Work to complete: Retype the data exactly, from its first line to the line containing "from matplotlib.colors import to_rgb", including both, and skip any picture.

···

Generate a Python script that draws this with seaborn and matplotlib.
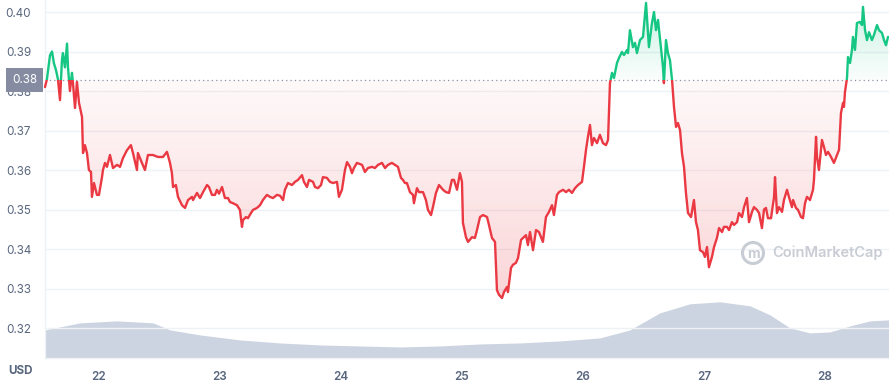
import numpy as np
import matplotlib
matplotlib.use("Agg")
import matplotlib.pyplot as plt
import seaborn as sns
from matplotlib.path import Path
from matplotlib.patches import Circle, Rectangle
from matplotlib.colors import to_rgb

# ---------------- data ----------------
days = [21.554, 21.570, 21.595, 21.612, 21.628, 21.645, 21.661, 21.678, 21.694, 21.702,
        21.719, 21.736, 21.744, 21.760, 21.777, 21.785, 21.802, 21.818, 21.835, 21.860,
        21.868, 21.884, 21.901, 21.917, 21.934, 21.942, 21.959, 21.983, 22.000, 22.025,
        22.033, 22.050, 22.066, 22.091, 22.116, 22.149, 22.174, 22.198, 22.231, 22.264,
        22.281, 22.314, 22.322, 22.355, 22.380, 22.405, 22.446, 22.488, 22.529, 22.562,
        22.587, 22.603, 22.612, 22.636, 22.653, 22.686, 22.711, 22.736, 22.769, 22.777,
        22.810, 22.835, 22.860, 22.893, 22.909, 22.934, 22.959, 22.975, 22.992, 23.017,
        23.041, 23.066, 23.083, 23.107, 23.140, 23.165, 23.182, 23.190, 23.215, 23.231,
        23.256, 23.273, 23.306, 23.331, 23.355, 23.388, 23.413, 23.438, 23.471, 23.496,
        23.521, 23.537, 23.562, 23.595, 23.620, 23.645, 23.678, 23.694, 23.719, 23.736,
        23.769, 23.785, 23.810, 23.835, 23.851, 23.884, 23.909, 23.934, 23.967, 23.983,
        24.008, 24.033, 24.050, 24.074, 24.091, 24.107, 24.132, 24.174, 24.198, 24.223,
        24.256, 24.281, 24.306, 24.339, 24.364, 24.388, 24.421, 24.446, 24.471, 24.496,
        24.512, 24.529, 24.545, 24.570, 24.595, 24.603, 24.628, 24.645, 24.678, 24.702,
        24.719, 24.744, 24.760, 24.785, 24.810, 24.843, 24.868, 24.893, 24.917, 24.934,
        24.959, 24.983, 25.000, 25.008, 25.033, 25.050, 25.083, 25.107, 25.124, 25.149,
        25.174, 25.207, 25.223, 25.248, 25.273, 25.289, 25.306, 25.331, 25.347, 25.372,
        25.380, 25.405, 25.421, 25.446, 25.463, 25.488, 25.504, 25.529, 25.545, 25.562,
        25.587, 25.612, 25.636, 25.669, 25.694, 25.719, 25.744, 25.760, 25.785, 25.802,
        25.835, 25.860, 25.884, 25.909, 25.934, 25.959, 25.992, 26.008, 26.025, 26.041,
        26.058, 26.074, 26.091, 26.116, 26.140, 26.165, 26.190, 26.207, 26.223, 26.240,
        26.256, 26.281, 26.298, 26.322, 26.339, 26.364, 26.372, 26.388, 26.413, 26.430,
        26.446, 26.471, 26.496, 26.521, 26.545, 26.570, 26.587, 26.603, 26.620, 26.636,
        26.661, 26.669, 26.686, 26.702, 26.719, 26.736, 26.752, 26.769, 26.785, 26.802,
        26.818, 26.835, 26.851, 26.868, 26.893, 26.917, 26.934, 26.950, 26.967, 26.992,
        27.008, 27.025, 27.041, 27.066, 27.083, 27.107, 27.124, 27.149, 27.165, 27.190,
        27.207, 27.231, 27.248, 27.273, 27.289, 27.314, 27.331, 27.355, 27.372, 27.397,
        27.413, 27.438, 27.455, 27.479, 27.496, 27.512, 27.529, 27.554, 27.579, 27.587,
        27.603, 27.620, 27.645, 27.661, 27.686, 27.702, 27.727, 27.736, 27.760, 27.777,
        27.802, 27.818, 27.835, 27.851, 27.876, 27.901, 27.909, 27.926, 27.934, 27.950,
        27.975, 27.992, 28.008, 28.025, 28.050, 28.074, 28.099, 28.116, 28.132, 28.149,
        28.157, 28.165, 28.182, 28.190, 28.207, 28.223, 28.231, 28.248, 28.264, 28.289,
        28.306, 28.314, 28.331, 28.347, 28.364, 28.388, 28.405, 28.430, 28.446, 28.471,
        28.488, 28.504, 28.521]

price = [0.3810, 0.3830, 0.3890, 0.3900, 0.3870, 0.3853, 0.3830, 0.3777, 0.3878, 0.3896,
         0.3860, 0.3920, 0.3860, 0.3800, 0.3846, 0.3820, 0.3757, 0.3823, 0.3770, 0.3734,
         0.3643, 0.3663, 0.3643, 0.3600, 0.3595, 0.3532, 0.3567, 0.3537, 0.3537, 0.3582,
         0.3600, 0.3618, 0.3608, 0.3638, 0.3605, 0.3613, 0.3608, 0.3630, 0.3650, 0.3663,
         0.3643, 0.3600, 0.3643, 0.3618, 0.3600, 0.3638, 0.3638, 0.3633, 0.3633, 0.3646,
         0.3618, 0.3592, 0.3557, 0.3562, 0.3532, 0.3511, 0.3504, 0.3524, 0.3532, 0.3524,
         0.3542, 0.3529, 0.3544, 0.3562, 0.3557, 0.3537, 0.3537, 0.3550, 0.3540, 0.3557,
         0.3529, 0.3529, 0.3519, 0.3516, 0.3511, 0.3499, 0.3456, 0.3473, 0.3481, 0.3478,
         0.3491, 0.3499, 0.3504, 0.3511, 0.3524, 0.3537, 0.3532, 0.3529, 0.3537, 0.3535,
         0.3524, 0.3550, 0.3567, 0.3562, 0.3570, 0.3575, 0.3587, 0.3570, 0.3557, 0.3575,
         0.3570, 0.3557, 0.3554, 0.3562, 0.3582, 0.3580, 0.3570, 0.3567, 0.3570, 0.3532,
         0.3550, 0.3600, 0.3620, 0.3608, 0.3592, 0.3605, 0.3618, 0.3613, 0.3595, 0.3605,
         0.3608, 0.3605, 0.3613, 0.3618, 0.3605, 0.3613, 0.3618, 0.3613, 0.3608, 0.3580,
         0.3575, 0.3567, 0.3567, 0.3544, 0.3537, 0.3516, 0.3554, 0.3544, 0.3544, 0.3524,
         0.3499, 0.3486, 0.3506, 0.3542, 0.3562, 0.3550, 0.3544, 0.3542, 0.3575, 0.3575,
         0.3550, 0.3592, 0.3570, 0.3466, 0.3430, 0.3418, 0.3430, 0.3428, 0.3448, 0.3481,
         0.3486, 0.3481, 0.3461, 0.3428, 0.3418, 0.3296, 0.3284, 0.3276, 0.3291, 0.3304,
         0.3291, 0.3352, 0.3360, 0.3365, 0.3377, 0.3423, 0.3428, 0.3435, 0.3410, 0.3443,
         0.3397, 0.3448, 0.3443, 0.3418, 0.3481, 0.3494, 0.3511, 0.3486, 0.3537, 0.3544,
         0.3550, 0.3544, 0.3550, 0.3542, 0.3554, 0.3562, 0.3570, 0.3608, 0.3651, 0.3684,
         0.3714, 0.3663, 0.3681, 0.3668, 0.3689, 0.3668, 0.3663, 0.3676, 0.3820, 0.3846,
         0.3833, 0.3871, 0.3884, 0.3899, 0.3891, 0.3904, 0.3896, 0.3954, 0.3911, 0.3922,
         0.3896, 0.3929, 0.3937, 0.4023, 0.3911, 0.3972, 0.4000, 0.3954, 0.3980, 0.3934,
         0.3861, 0.3820, 0.3929, 0.3896, 0.3878, 0.3828, 0.3760, 0.3709, 0.3719, 0.3701,
         0.3643, 0.3608, 0.3542, 0.3491, 0.3481, 0.3524, 0.3468, 0.3448, 0.3397, 0.3392,
         0.3380, 0.3405, 0.3354, 0.3380, 0.3405, 0.3428, 0.3453, 0.3443, 0.3456, 0.3456,
         0.3448, 0.3468, 0.3461, 0.3468, 0.3491, 0.3481, 0.3506, 0.3529, 0.3468, 0.3494,
         0.3506, 0.3499, 0.3491, 0.3453, 0.3500, 0.3504, 0.3478, 0.3478, 0.3532, 0.3582,
         0.3491, 0.3506, 0.3494, 0.3524, 0.3550, 0.3532, 0.3506, 0.3524, 0.3504, 0.3499,
         0.3481, 0.3478, 0.3516, 0.3532, 0.3524, 0.3550, 0.3575, 0.3684, 0.3633, 0.3600,
         0.3676, 0.3658, 0.3638, 0.3646, 0.3633, 0.3618, 0.3638, 0.3651, 0.3744, 0.3770,
         0.3760, 0.3797, 0.3833, 0.3886, 0.3871, 0.3904, 0.3937, 0.3904, 0.3972, 0.3975,
         0.3967, 0.4013, 0.3954, 0.3929, 0.3949, 0.3929, 0.3942, 0.3967, 0.3954, 0.3947,
         0.3929, 0.3916, 0.3937]

vol_days = [21.554, 21.678, 21.843, 22.000, 22.149, 22.446, 22.587, 22.835, 23.165, 23.496,
            23.826, 24.157, 24.488, 24.818, 25.149, 25.479, 25.810, 26.140, 26.388, 26.636,
            26.884, 27.132, 27.380, 27.545, 27.711, 27.876, 28.041, 28.207, 28.372, 28.529]
volume = [14.0, 15.5, 17.5, 18.0, 18.5, 17.5, 14.0, 11.5, 9.0, 7.5,
          6.5, 6.0, 5.5, 6.0, 7.0, 7.5, 8.5, 10.0, 14.0, 22.5,
          27.0, 28.0, 26.0, 21.5, 15.0, 12.5, 13.0, 16.0, 18.5, 19.0]

baseline = 0.3828
ytick_vals = [0.32, 0.33, 0.34, 0.35, 0.36, 0.37, 0.38, 0.39, 0.40]
xtick_vals = [22, 23, 24, 25, 26, 27, 28]

# ---------------- style ----------------
sns.set_theme(style="white")
plt.rcParams['font.family'] = ['Inter', 'DejaVu Sans']

RED = "#ea3943"
GREEN = "#16c784"
GRID = "#eff2f5"
TXT = "#58667e"
VOLC = "#cdd4e1"

fig = plt.figure(figsize=(8.89, 3.90), dpi=100)
ax = fig.add_axes([45 / 889, 1 - 358 / 390, 1 - 45 / 889, 358 / 390])
ax2 = ax.twinx()
ax.set_zorder(ax2.get_zorder() + 1)
ax.patch.set_visible(False)

x = np.array(days)
y = np.array(price)
xmin, xmax = 21.554, 28.529
ymin, ymax = 0.31241, 0.40304

# volume
ax2.fill_between(vol_days, volume, 0, color=VOLC, lw=0)
ax2.set_ylim(0, max(volume) / 0.157)
ax2.set_yticks([])
for s in ax2.spines.values():
    s.set_visible(False)

# gridlines
for v in ytick_vals:
    ax.axhline(v, color=GRID, lw=1, zorder=0)

def gradient(ax, x, y, base, color, above, a_far, a_near):
    if above:
        poly = ax.fill_between(x, y, base, where=y >= base, interpolate=True,
                               facecolor='none', edgecolor='none')
        ext = [xmin, xmax, base, ymax]
        alphas = np.linspace(a_far, a_near, 256)
    else:
        poly = ax.fill_between(x, y, base, where=y <= base, interpolate=True,
                               facecolor='none', edgecolor='none')
        ext = [xmin, xmax, ymin, base]
        alphas = np.linspace(a_near, a_far, 256)
    img = np.zeros((256, 1, 4))
    img[:, 0, :3] = to_rgb(color)
    img[:, 0, 3] = alphas
    im = ax.imshow(img, extent=ext, aspect='auto', origin='upper', zorder=1)
    path = Path.make_compound_path(*poly.get_paths())
    im.set_clip_path(path, transform=ax.transData)

gradient(ax, x, y, baseline, RED, above=False, a_far=0.26, a_near=0.03)
gradient(ax, x, y, baseline, GREEN, above=True, a_far=0.24, a_near=0.02)

# price line, coloured above / below the baseline
sns.lineplot(x=x, y=y, ax=ax, color=GREEN, lw=1.7, sort=False, estimator=None, zorder=3)
sns.lineplot(x=x, y=y, ax=ax, color=RED, lw=1.7, sort=False, estimator=None, zorder=3)
g_line, r_line = ax.lines[-2], ax.lines[-1]
g_line.set_clip_path(Rectangle((xmin - 1, baseline), xmax - xmin + 2, 1, transform=ax.transData))
r_line.set_clip_path(Rectangle((xmin - 1, baseline - 1), xmax - xmin + 2, 1, transform=ax.transData))

# baseline dotted
ax.axhline(baseline, color="#8a93a6", lw=0.9, ls=(0, (1, 2.5)), zorder=2)

ax.set_xlim(xmin, xmax)
ax.set_ylim(ymin, ymax)
ax.set_yticks(ytick_vals)
ax.set_yticklabels([f"{v:.2f}" for v in ytick_vals])
ax.set_xticks(xtick_vals)
ax.set_xticklabels([str(v) for v in xtick_vals], fontweight='semibold')
ax.tick_params(axis='y', length=0, pad=10, labelsize=8.4, labelcolor=TXT)
ax.tick_params(axis='x', length=4, width=0.8, color="#a6b0c3", pad=5,
               labelsize=8.4, labelcolor=TXT, direction='out')
ax.set_xlabel("")
ax.set_ylabel("")
for side in ['top', 'right']:
    ax.spines[side].set_visible(False)
for side in ['left', 'bottom']:
    ax.spines[side].set_color(GRID)
    ax.spines[side].set_linewidth(1)

# baseline label box
fig.text(24.5 / 889, 1 - 80 / 390, f"{baseline:.2f}", color="white", fontsize=8.4,
         ha='center', va='center', zorder=10,
         bbox=dict(boxstyle="square,pad=0.55", fc="#858ca2", ec="none"))

fig.text(8 / 889, 1 - 371 / 390, "USD", color=TXT, fontsize=8.4,
         fontweight='bold', ha='left', va='center')

# watermark
fig.text(772 / 889, 1 - 253 / 390, "CoinMarketCap", color="#c8ccd4",
         fontsize=10.5, fontweight='semibold', ha='left', va='center')
fig.patches.append(Circle((7.53, 3.90 - 2.53), 0.105, transform=fig.dpi_scale_trans,
                          fill=False, ec="#c8ccd4", lw=2.2))
fig.text(753 / 889, 1 - 254 / 390, "m", color="#c8ccd4", fontsize=10,
         fontweight='bold', ha='center', va='center')

fig.savefig("out.png", dpi=100)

···

Written response:
Generate a Python script that draws this with seaborn and matplotlib.
import numpy as np
import matplotlib
matplotlib.use("Agg")
import matplotlib.pyplot as plt
import seaborn as sns
from matplotlib.path import Path
from matplotlib.patches import Circle, Rectangle
from matplotlib.colors import to_rgb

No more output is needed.